Evidence from the taxidermy inspection, in addition to interviews of those involved culminated in multiple conservation officers executing four search warrants during January 2020, for the cell phones and residences of Jason Webster, 41, of Quasqueton, and Jeremiah Pillard, 42, of Troy Mills.
As a result, Webster faced multiple criminal charges of illegally taking wild turkey, abandoning dead or injured white tailed deer, and 19 other criminal violations involving deer, furbearing animals and fraudulent use of licenses and tags in Buchanan and Linn counties. The civil damages requested as reimbursement from Webster for the value of the wildlife totaled $15,550. Among the civil damages, Webster is also responsible for the associated criminal fines relevant to the individual charges.
Webster’s hunting privileges are suspended indefinitely until all civil damages are paid. He also received a three-year multiple offender license suspension and a five-year court ordered license suspension. In addition, the court condemned all the equipment used in committing the violations, including the guns, hunting blinds, traps and trapping equipment, a crossbow, knives, multiple deer racks, deer meat and more.
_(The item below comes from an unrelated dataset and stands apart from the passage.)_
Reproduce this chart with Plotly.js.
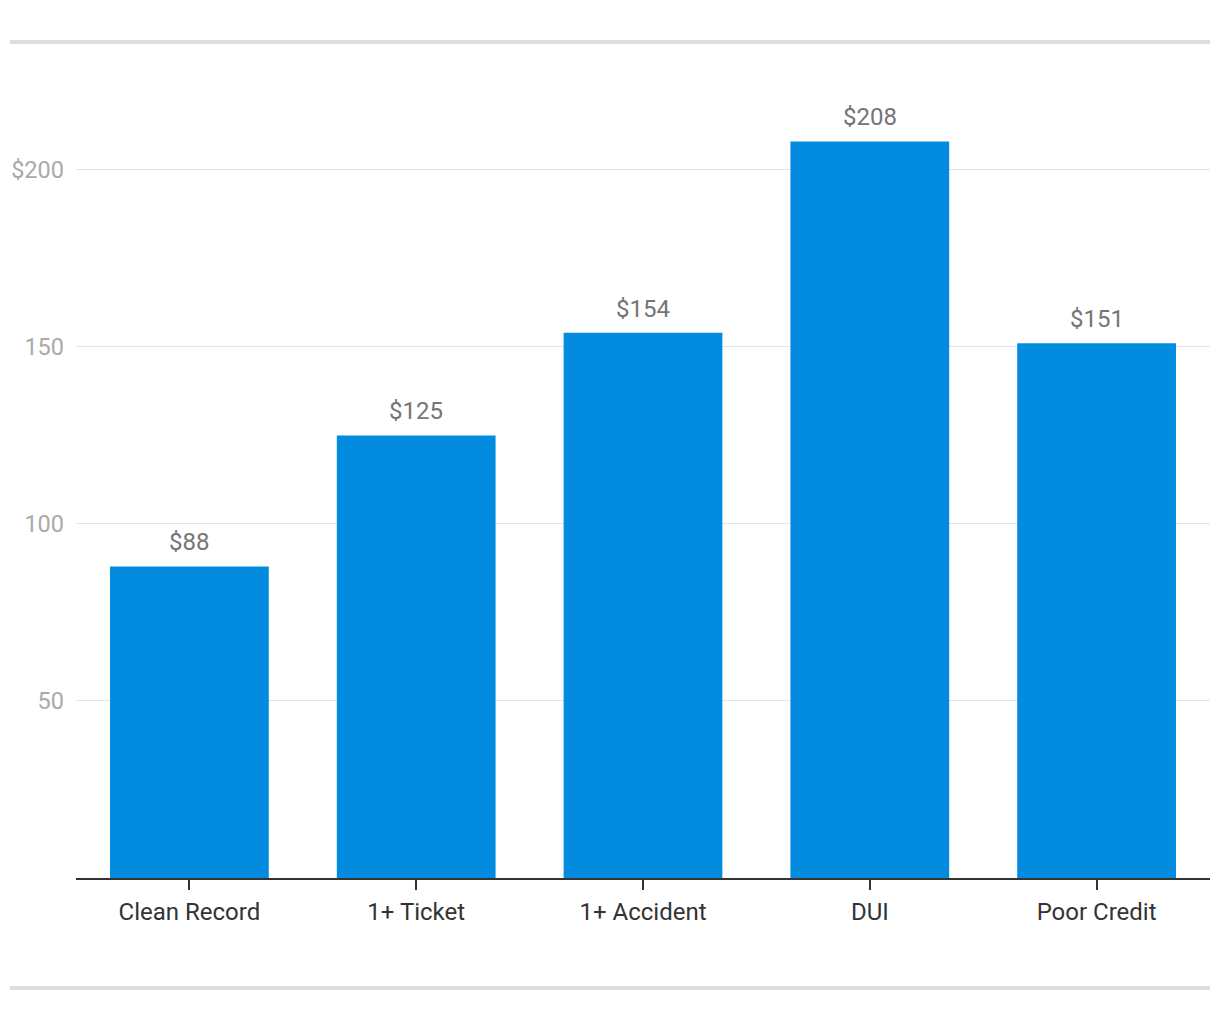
<!DOCTYPE html>
<html>
<head>
<meta charset="utf-8">
<script src="https://cdn.plot.ly/plotly-3.0.1.min.js"></script>
<style>html,body{margin:0;padding:0;background:#fff;}#chart{width:1220px;height:1020px;}</style>
</head>
<body>
<div id="chart"></div>
<script>
const categories = ["Clean Record", "1+ Ticket", "1+ Accident", "DUI", "Poor Credit"];
const values = [88, 125, 154, 208, 151];
const valueLabels = ["$88", "$125", "$154", "$208", "$151"];
const yTickVals = [50, 100, 150, 200];
const yTickText = ["50", "100", "150", "$200"];

const trace = {
  type: "bar",
  x: categories,
  y: values,
  marker: {color: "#038be0"},
  hoverinfo: "none"
};

const annotations = categories.map((c, i) => ({
  x: c, y: values[i], xref: "x", yref: "y",
  text: valueLabels[i], showarrow: false,
  yanchor: "bottom", yshift: 8,
  font: {family: "Roboto", size: 24, color: "#757575"}
}));

const layout = {
  width: 1220, height: 1020,
  margin: {l: 76, r: 10, t: 99, b: 142},
  paper_bgcolor: "#fff", plot_bgcolor: "#fff",
  font: {family: "Roboto"},
  showlegend: false,
  bargap: 0.3,
  xaxis: {
    type: "category",
    showgrid: false,
    showline: true, linecolor: "#333", linewidth: 2,
    ticks: "outside", ticklen: 10, tickwidth: 2, tickcolor: "#333",
    ticklabelstandoff: 1,
    tickfont: {family: "Roboto", size: 24, color: "#333"},
    fixedrange: true
  },
  yaxis: {
    range: [0, 220],
    tickvals: yTickVals, ticktext: yTickText,
    showgrid: true, gridcolor: "#e3e3e3", gridwidth: 1,
    zeroline: false, showline: false, ticks: "",
    ticklabelstandoff: 11,
    tickfont: {family: "Roboto", size: 23.5, color: "#aaaaaa"},
    fixedrange: true
  },
  annotations: annotations,
  shapes: [
    {type: "line", xref: "paper", yref: "paper", x0: -0.0582, x1: 1, y0: 1.0732, y1: 1.0732, line: {color: "#dddddd", width: 4}},
    {type: "line", xref: "paper", yref: "paper", x0: -0.0582, x1: 1, y0: -0.1412, y1: -0.1412, line: {color: "#dddddd", width: 4}}
  ]
};

Plotly.newPlot("chart", [trace], layout, {displayModeBar: false, staticPlot: true});
</script>
</body>
</html>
Pillard pleaded guilty in Linn County to illegal taking wild turkey, white tailed deer, rabbit, and for being a convicted felon in possession of a firearm. The civil damages requested as reimbursement from Pillard for the value of the wildlife totaled $6,750. Among the civil damages, Pillard is also responsible for the associated criminal fines relevant to the individual charges. Pillard was also sentenced to five years in prison, with all five years being suspended and was placed on two years of probation.
Pillard’s hunting privileges are suspended indefinitely until all civil damages are paid. He received a three-year multiple offender license suspension as well. In addition, the court condemned Pillard’s Benjamin Bulldog air rifle and scope, turkey parts, deer meat and a 12-point deer skull.
Webster and Pillard’s Iowa poaching activity took place between October 2019 and January 2020. Iowa officials are working with fish and game officials from the western U.S. to determine the origin and method of take of an elk found in Pillard’s freezer.
Also pleading guilty in the case were Kelly Sherrets McCardle, 52, of rural Quasqueton, to illegally providing her deer tags to other hunters to use, and Shelia Kisner, 36, of Quasqueton, to hunting without a valid hunting license, habitat fee and deer tag. Kisner was warned for harassment a public officer.